Can a Democrat be elected to the U.S. Senate from Tennessee? James Mackler, a Nashville lawyer and Army veteran, intends to find out. Mackler was in Memphis on Tuesday as part of an ongoing tour in which he is acquainting himself with Tennesseans across the state and simultaneously getting them acquainted with him.
Mackler is a political newcomer, making his first bid for office as an aspirant for the Senate seat now held by Republican Bob Corker and on the ballot in 2018. Besides having begun his race as an unknown, he confronts the fact that no Democrat has served in the Senate from Tennessee for a full generation, since then incumbent Senator Jim Sasser was upset by Republican Bill Frist in 1994.

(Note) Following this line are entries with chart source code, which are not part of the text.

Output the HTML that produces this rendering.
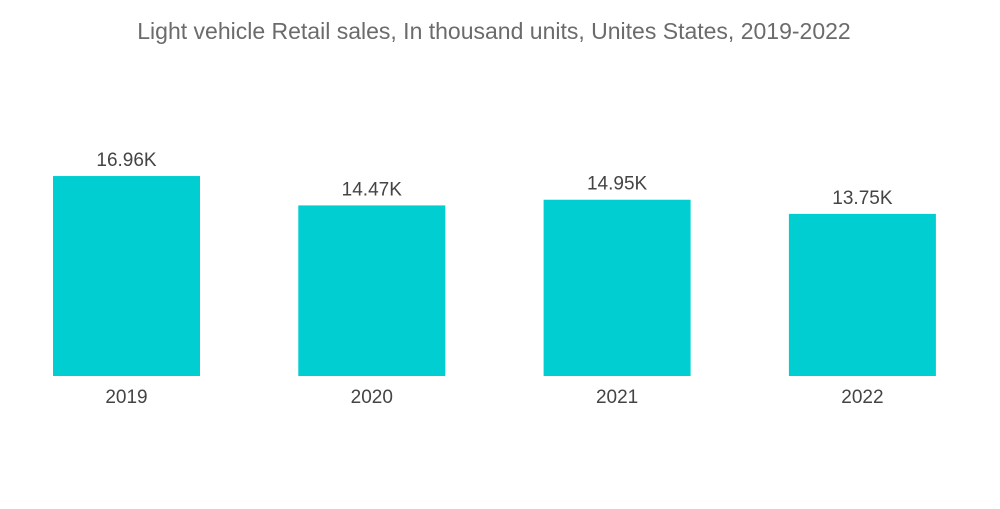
<!DOCTYPE html>
<html><head><meta charset="utf-8"><style>
body{margin:0;background:#fff;}
svg text{font-family:"Liberation Sans",sans-serif;}
</style></head><body>
<svg width="1000" height="504">
<text x="494" y="39" text-anchor="middle" font-size="23" fill="#6b6b6b">Light vehicle Retail sales, In thousand units, Unites States, 2019-2022</text>
<g id="bars"></g>
</svg>
<script>
const categories=["2019","2020","2021","2022"];
const values=[16.96,14.47,14.95,13.75];
const valueLabels=["16.96K","14.47K","14.95K","13.75K"];
const baseY=376, pxPerUnit=11.79, barW=147, x0=53, step=245.3;
const yScale=v=>baseY-v*pxPerUnit;
const g=document.getElementById('bars');
const NS="http://www.w3.org/2000/svg";
categories.forEach((c,i)=>{
  const x=x0+i*step, y=yScale(values[i]);
  const r=document.createElementNS(NS,'rect');
  r.setAttribute('x',x);r.setAttribute('y',y);r.setAttribute('width',barW);r.setAttribute('height',baseY-y);r.setAttribute('fill','#00ced1');
  
  
  g.appendChild(r);
  const t=document.createElementNS(NS,'text');
  t.setAttribute('x',x+barW/2);t.setAttribute('y',y-10);t.setAttribute('text-anchor','middle');t.setAttribute('font-size','19');t.setAttribute('fill','#444');
  t.textContent=valueLabels[i];
  
  
  g.appendChild(t);
  const l=document.createElementNS(NS,'text');
  l.setAttribute('x',x+barW/2);l.setAttribute('y',403);l.setAttribute('text-anchor','middle');l.setAttribute('font-size','19');l.setAttribute('fill','#444');
  l.textContent=c;
  
  
  g.appendChild(l);
});
</script>
</body></html>
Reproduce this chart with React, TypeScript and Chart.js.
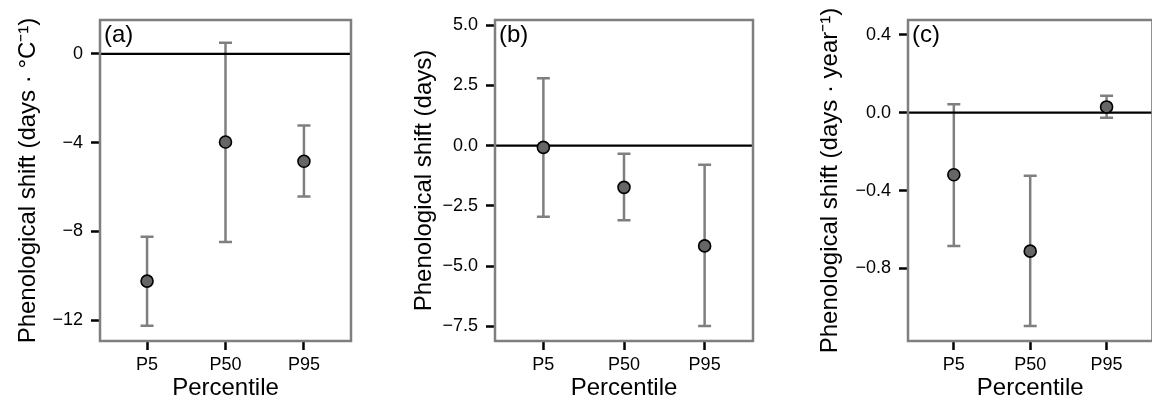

Neither circumstance fazes Mackler, who sees his race as a case of answering a call to public service. This is the second time he has felt such a call. As he puts it, the first time was on September 11, 2001, when the terrorist attacks on New York and Washington prompted him to “shut down” his law practice and join the Army, becoming a Blackhawk helicopter pilot in Iraq and later serving in the Army’s JAG (legal) corps.
“I needed to do something to make a difference,” he explained on Tuesday. “I resigned from my job to run for the U.S. Senate for the same reason. I felt called back to service, and I believe my track record of service will appeal to voters across Tennessee, especially those ready for change.”
So, for the second time, troubled by “seeing what our leaders in Washington aren’t doing,” Mackler left his law practice and hit the road as a candidate. There was a personal motive as well. His daughters, students at a private Jewish school in Nashville, were evacuated from their school four times for bomb threats — part of a wave of such actions nationwide.
“I was so upset that our country has become so divided and that I had to explain that to my girls. It was a critical moment,” he says.
Mackler’s platform focuses on three issues: “jobs, health care, and education.” He sees incumbent Republican Corker as especially vulnerable on the health-care issue, having voted with the majority of his party in several unsuccessful efforts to repeal the Affordable Care Act.
Mackler might take comfort from a poll taken earlier this month by Public Policy Polling, a company that normally takes its surveys in tandem with Democratic causes and candidates and was paid for by the health-care advocacy group Save My Care.
That poll was taken from a sample of 663 registered Tennessee voters during the period of August 11th-13th by robo-call, a method whereby a recorded message poses questions to persons on a pre-selected call list and listeners who hear the message out are invited to respond by using the numbers on their dial pad.
That poll purported to show Corker with a favorable job-performance rating of 34 percent, as against an unfavorable rating of 47 percent and found that less than half of those surveyed would vote for Corker, while 37 percent would vote for an unnamed Democrat.
Besides Democrat Mackler, a first-time candidate who is in the process of introducing himself to a state constituency, two Republicans with some pre-existing name identification have also talked of opposing the senator.
One is former state Representative Joe Carr, an ultra-conservative who garnered a respectable 40 percent in a 2014 primary race against Tennessee’s other Republican senator, Lamar Alexander. Another, who also occupies a place on the GOP’s right wing, is current state Representative Andy Holt, who has referred vaguely to “multiple polls” but has not identified them or cited any particulars.
And, of course, there are even vaguer soundings taken by President Trump, who responded to Corker’s recent criticism of him for lacking “stability” and “competence” with a tweet that said: “Strange statement by Bob Corker considering that he is constantly asking me whether or not he should run again in ’18. Tennessee not happy!”
For all that, two recent polls — one released by Vanderbilt University showing Corker with a 52 percent approval rating and another taken by the polling company Morning Consult giving the Senator a 57 percent approval rating — would seem to bolster Corker’s chances.
In any case, Mackler knows he has his work cut out for him. His rounds in Memphis on Tuesday included an appearance at a Latino Leadership Luncheon and an evening fund-raiser. And, as he indicated, he intends to be back, again and again.